Closed-ended DNA & Protelomerases

Closed-ended DNA and the protelomerases that create them are enabling new approaches to gene delivery, genome editing, and therapeutic vector manufacturing. New England Biolabs’ EnClose™ product line offers a selection of protelomerases, including EnClose TelA Protelomerase, and the EnClose Cell-free dbDNA™ Synthesis Kit.

Closed-ended DNA

As increasing biological therapeutics become a prominent reality, in particular mRNA therapeutics, adeno-associated viral (AAV) vectors, lentiviral (LV) vectors and DNA-based gene therapies, successful production hinges upon high-quality DNA starting materials. Closed-ended DNA is a class of emerging vector technologies that exhibits significant advantages over traditional plasmid vectors propagated through bacterial systems, mainly:

• Superior stability (e.g. from exonucleases) from covalently closed ends
• Greater structural stability as linear molecules (e.g. free of stress from supercoiling)
• Ability to be produced via cell-free methods, reducing production time
• No need for immunogenic prokaryotic sequence carryover

These vectors, also commonly called linear covalently closed (LCC) DNA, such as dbDNA™ (Doggybone™ DNA), enable the production of therapeutics with reduced safety risks (i.e. no immunogenic antibiotic resistance genes, plasmid backbones, or elements that could increase the risk of horizontal gene transfer). LCC vectors also reduce the risk of chromosomal integration as the hairpin ends effectively introduce chromosomal breaks that trigger apoptosis.

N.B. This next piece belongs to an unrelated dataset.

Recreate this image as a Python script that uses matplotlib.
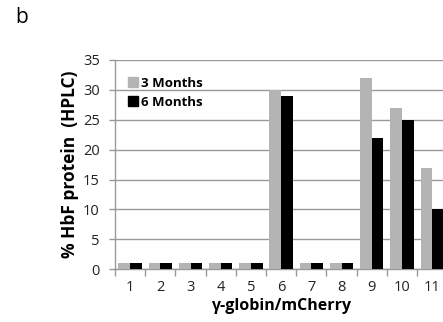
import matplotlib
matplotlib.use("Agg")
import matplotlib.pyplot as plt
import numpy as np
from matplotlib.patches import Patch

categories = ["1", "2", "3", "4", "5", "6", "7", "8", "9", "10", "11"]
months3 = [1, 1, 1, 1, 1, 30, 1, 1, 32, 27, 17]
months6 = [1, 1, 1, 1, 1, 29, 1, 1, 22, 25, 10]
yticks = [0, 5, 10, 15, 20, 25, 30, 35]

plt.rcParams['font.family'] = ['Open Sans', 'DejaVu Sans']

fig = plt.figure(figsize=(4.43, 3.22), dpi=100)
ax = fig.add_axes([0.2596, 0.1637, 0.750, 0.65])

x = np.arange(len(categories))
w = 0.385
grey = '#b4b4b4'
ax.bar(x - w/2, months3, width=w, color=grey, zorder=3, label='3 Months')
ax.bar(x + w/2, months6, width=w, color='black', zorder=3, label='6 Months')

ax.set_xlim(-0.5, len(categories) - 0.5)
ax.set_ylim(0, 35)
ax.set_yticks(yticks)
ax.yaxis.grid(True, color='#999999', linewidth=1.0, zorder=0)
ax.set_axisbelow(True)

ax.set_xticks(x)
ax.set_xticklabels(categories)
ax.set_xticks(np.arange(-0.5, len(categories) + 0.5, 1), minor=True)
ax.tick_params(axis='x', which='major', length=0, pad=8, labelsize=10.5, labelcolor='#222222')
ax.tick_params(axis='x', which='minor', length=5, color='#999999', width=1)
ax.tick_params(axis='y', length=4, color='#999999', width=1, labelsize=10.5, pad=7, labelcolor='#222222')

for s in ['top', 'right']:
    ax.spines[s].set_visible(False)
for s in ['left', 'bottom']:
    ax.spines[s].set_color('#999999')
    ax.spines[s].set_linewidth(1)

ax.set_ylabel('% HbF protein  (HPLC)', fontsize=12.5, fontweight='bold', labelpad=3)
ax.set_xlabel('γ-globin/mCherry', fontsize=11.5, fontweight='bold', labelpad=2)

handles = [Patch(color=grey), Patch(color='black')]
leg = ax.legend(handles, ['3 Months', '6 Months'], loc='upper left',
                bbox_to_anchor=(0.022, 0.945), frameon=False,
                prop={'weight': 'bold', 'size': 9.5},
                handlelength=0.8, handleheight=0.8, handletextpad=0.2,
                labelspacing=0.45, borderaxespad=0)

fig.text(0.035, 0.945, 'b', fontsize=15, ha='left', va='center')

fig.savefig('out.png', dpi=100)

In addition to these benefits, closed-ended DNA impart improved efficacy to many downstream applications. For example, the covalently closed ends inhibit non-homologous end joining (NHEJ) thus bolstering homology-directed repair (HDR) in gene editing applications. In AAV production, the flexible nature of closed-ended DNA production allows for fine tuning to improve transgene loading and expression.

The key enzymatic modality enabling the creation of these novel vectors is that of telomere resolvases otherwise known as protelomerases.

Protelomerases

Protelomerases, or telomere resolvases, are unique enzymes which aid in the maintenance of linear DNA chromosomes in some bacteriophages and bacterial species. The enzyme introduces a double-strand break at a specific site, and then closes these ends via hairpin formation.

The first telomere resolvase reported was that of the N15 bacteriophage (and around the same time poxvirus) – which harnesses a unique linear, covalently closed prophage – a prokaryotic telomerase (protelomerase) able to rescue the unique prophage from circularization through replication. These enzymes are now known to introduce strand breakage through a mechanism similar to tyrosine recombinases, and select for hairpin formation through structural manipulations like underwinding and "out-of-plane" bending of the substrate prior to cleavage.

By incorporating the recognition sequences unique to these enzymes into synthetic constructs, the enzymatic activity of protelomerases can be exploited to generate LCC DNA vectors such as those discussed above.